Second, the CLOUD Act includes a provision allowing the provider to challenge the subpoena where the provider reasonably believes that the customer or subscriber is not a United States person and does not reside in the United States, and that the required disclosure would create a material risk that in producing the data, the provider would violate the laws of a qualifying foreign government.

Third, the CLOUD Act provides that the executive branch may enter into executive agreements to permit internet service or cloud storage providers to disclose to a qualifying foreign governmental entity data of subscribers/customers who are nationals or residents of the foreign government.
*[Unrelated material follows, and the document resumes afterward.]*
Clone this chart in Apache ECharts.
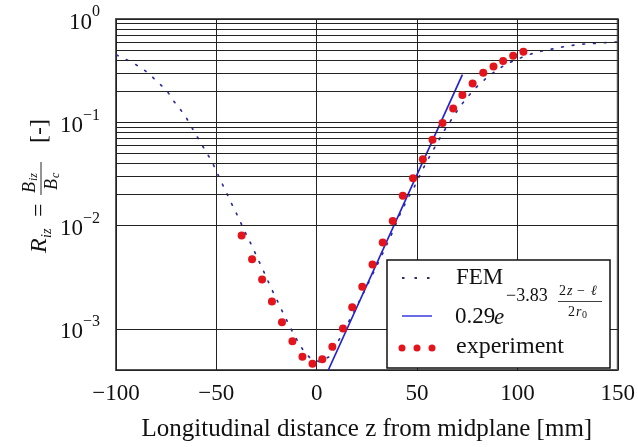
<!DOCTYPE html>
<html><head><meta charset="utf-8">
<script src="https://cdn.jsdelivr.net/npm/echarts@6/dist/echarts.min.js"></script>
<style>html,body{margin:0;padding:0;background:#fff}#c{width:638px;height:447px}</style>
</head><body><div id="c"></div>
<script>
const FONT = '"Liberation Serif", serif';

// FEM simulation (dotted)
const femX = [-99.7,-94.7,-90.1,-85.5,-81.5,-77.7,-74.1,-71.2,-67.9,-64.9,-62.3,-59.7,-57.0,-54.5,-51.9,-49.6,-47.4,-45.1,-43.0,-40.8,-38.5,-36.4,-34.0,-31.7,-29.6,-27.4,-25.2,-23.1,-20.8,-18.5,-16.3,-14.0,-11.7,-9.2,-6.4,-3.1,1.5,6.6,12.5,18.5,23.5,28.5,33.4,38.4,40.9,43.3,45.8,48.3,52.8,55.4,57.9,60.4,62.8,65.7,68.7,71.5,74.8,78.1,81.9,85.9,90.1,94.4,99.1,104.2,109.2,114.5,119.6,124.7,130.0,135.5,140.9,146.2,150];
const femY = [0.448,0.404,0.362,0.316,0.270,0.230,0.195,0.160,0.133,0.110,0.0897,0.0733,0.0597,0.0495,0.0404,0.0325,0.0262,0.0211,0.0172,0.0141,0.0114,0.00923,0.00743,0.00603,0.00489,0.00396,0.00321,0.00258,0.00209,0.00168,0.00137,0.00111,0.00091,0.000743,0.000607,0.000518,0.00048,0.000541,0.00088,0.00145,0.00227,0.00358,0.00565,0.00917,0.0122,0.0152,0.0189,0.0230,0.0350,0.0435,0.0533,0.0648,0.0788,0.0964,0.118,0.143,0.172,0.205,0.242,0.282,0.323,0.366,0.402,0.441,0.475,0.502,0.521,0.548,0.565,0.577,0.585,0.594,0.60];

// Exponential fit (solid line), end points
const fitX = [5.8, 72.6];
const fitY = [0.0004, 0.29];

// Experiment (red dots)
const expX = [-37.4,-32.2,-27.2,-22.3,-17.3,-12.1,-7.1,-2.1,2.8,7.8,13.1,17.7,22.7,27.8,32.9,37.9,42.9,48.0,52.9,57.7,62.7,68.0,72.6,77.7,83.0,88.1,92.9,97.9,103.0];
const expY = [0.0080,0.00471,0.00301,0.00184,0.00116,0.000759,0.000536,0.000460,0.000507,0.000671,0.00101,0.00162,0.00256,0.00420,0.00687,0.0111,0.0195,0.0288,0.0438,0.0676,0.0985,0.136,0.184,0.237,0.301,0.347,0.393,0.441,0.481];

// minor log grid values
const minorY = [0.0005,0.0006,0.0007,0.0008,0.0009,
  0.002,0.003,0.004,0.005,0.006,0.007,0.008,0.009,
  0.02,0.03,0.04,0.05,0.06,0.07,0.08,0.09,
  0.2,0.3,0.4,0.5,0.6,0.7,0.8,0.9];

const zip = (a,b)=>a.map((v,i)=>[v,b[i]]);
const chart = echarts.init(document.getElementById('c'));

function txt(text, x, y, size, opts) {
  opts = opts || {};
  return { type:'text', z:101, style:{ text:text, x:x, y:y, fill:'#111',
    font:(opts.italic?'italic ':'') + size + 'px ' + FONT,
    align: opts.align || 'left', verticalAlign:'middle' } };
}

const option = {
  animation:false,
  grid:{left:116,right:18,top:19,bottom:68,show:true,borderColor:'#555',borderWidth:2},
  xAxis:{type:'value',min:-100,max:150,interval:50,
    axisLine:{show:false},axisTick:{show:false},
    splitLine:{show:true,lineStyle:{color:'#222',width:1}},
    axisLabel:{margin:12,fontFamily:FONT,fontSize:23,color:'#111',
      formatter:v=> v<0 ? '\u2212'+(-v) : String(v)},
    name:'Longitudinal distance z from midplane [mm]',nameLocation:'middle',nameGap:47,
    nameTextStyle:{fontFamily:FONT,fontSize:25,color:'#111'}},
  yAxis:{type:'log',logBase:10,min:0.0004,max:1,
    axisLine:{show:false},axisTick:{show:false},
    splitLine:{show:true,lineStyle:{color:'#222',width:1}},
    axisLabel:{margin:16,
      formatter:function(v){
        const e = Math.log10(v); const r = Math.round(e);
        if (Math.abs(e-r) > 1e-6) return '';
        return '{b|10}{s|' + (r<0 ? '\u2212'+(-r) : r) + '}';
      },
      rich:{
        b:{fontFamily:FONT,fontSize:23,color:'#111',lineHeight:30,verticalAlign:'bottom'},
        s:{fontFamily:FONT,fontSize:16,color:'#111',lineHeight:16,verticalAlign:'top'}
      }}},
  series:[
    {name:'grid',type:'line',data:[],z:1,silent:true,
      markLine:{silent:true,symbol:['none','none'],animation:false,label:{show:false},
        lineStyle:{color:'#222',width:1,type:'solid'},
        emphasis:{disabled:true},
        data:minorY.map(v=>({yAxis:v}))}},
    {name:'FEM',type:'line',data:zip(femX,femY),showSymbol:false,z:3,
      lineStyle:{color:'#2f2f9a',width:1.7,type:[1.7,9],cap:'round'}},
    {name:'fit',type:'line',data:zip(fitX,fitY),showSymbol:false,z:4,
      lineStyle:{color:'#2323d0',width:1.7}},
    {name:'experiment',type:'scatter',data:zip(expX,expY),z:5,
      symbol:'circle',symbolSize:8,itemStyle:{color:'#e3141c',opacity:1}}
  ],
  graphic:[
    {type:'rect',z:100,shape:{x:387,y:260,width:223,height:108},
      style:{fill:'#fff',stroke:'#111',lineWidth:1.5}},
    {type:'line',z:101,shape:{x1:402,y1:278,x2:430,y2:278},
      style:{stroke:'#303060',lineWidth:1.8,lineDash:[2.5,10]}},
    txt('FEM',456,278,23),
    {type:'line',z:101,shape:{x1:402,y1:316,x2:432,y2:316},
      style:{stroke:'#6b6be8',lineWidth:2}},
    txt('0.29',455,317,23),
    txt('e',494,318,23,{italic:true}),
    txt('\u22123.83',506,296,18),
    txt('2',559,291,14),
    txt('z',567,291,14,{italic:true}),
    txt('\u2212',577,291,14),
    txt('\u2113',591,291,14,{italic:true}),
    {type:'line',z:101,shape:{x1:558,y1:301.5,x2:602,y2:301.5},style:{stroke:'#111',lineWidth:0.8}},
    txt('2',568,312,14),
    txt('r',576,312,14,{italic:true}),
    txt('0',582,315,10),
    {type:'circle',z:101,shape:{cx:402,cy:348,r:3.5},style:{fill:'#e3141c'}},
    {type:'circle',z:101,shape:{cx:417,cy:348,r:3.5},style:{fill:'#e3141c'}},
    {type:'circle',z:101,shape:{cx:432,cy:348,r:3.5},style:{fill:'#e3141c'}},
    txt('experiment',456,347,24),
    {type:'group',x:40,y:253,rotation:Math.PI/2,children:[
      txt('R',0,0,24,{italic:true}),
      txt('iz',15,7,14,{italic:true}),
      txt('=',36,0,24),
      txt('B',60,-10,18,{italic:true}),
      txt('iz',72,-6,12,{italic:true}),
      {type:'line',z:101,shape:{x1:58,y1:1,x2:91,y2:1},style:{stroke:'#111',lineWidth:0.9}},
      txt('B',63,12,18,{italic:true}),
      txt('c',75,16,12,{italic:true}),
      txt('[-]',110,0,24)
    ]}
  ]
};
chart.setOption(option);
</script>
</body></html>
Fourth, where the executive branch has entered into an executive agreement with a qualifying foreign governmental entity, the CLOUD Act sets forth a comity framework to determine whether, based on the totality of circumstances, the interests of justice dictate that a subpoena should be modified or quashed. The framework provides that a court considering a challenge to a subpoena weigh the investigatory interests of the United States governmental entity seeking to compel disclosure, the interest of the qualifying foreign government in preventing disclosure, the likelihood and extent of penalties (for instance, under the General Data Protection Regulation (GDPR)) to the provider as a result of inconsistent legal obligations, the location and nationality of the subscriber/customer whose information is sought, and the possibility of access to the information through other means with fewer negative consequences. To date, the executive branch has not entered into executive agreements with any foreign governments, meaning there are no qualifying foreign governmental entities to which to apply the comity framework. In the absence of those agreements, common law standards of comity apply, and those common law standards in this area are not well developed or defined.

With GDPR upon us, the interplay between the CLOUD Act's requirements of disclosure and the GDPR's limits on data transfer will present challenges for internet service and cloud data storage providers.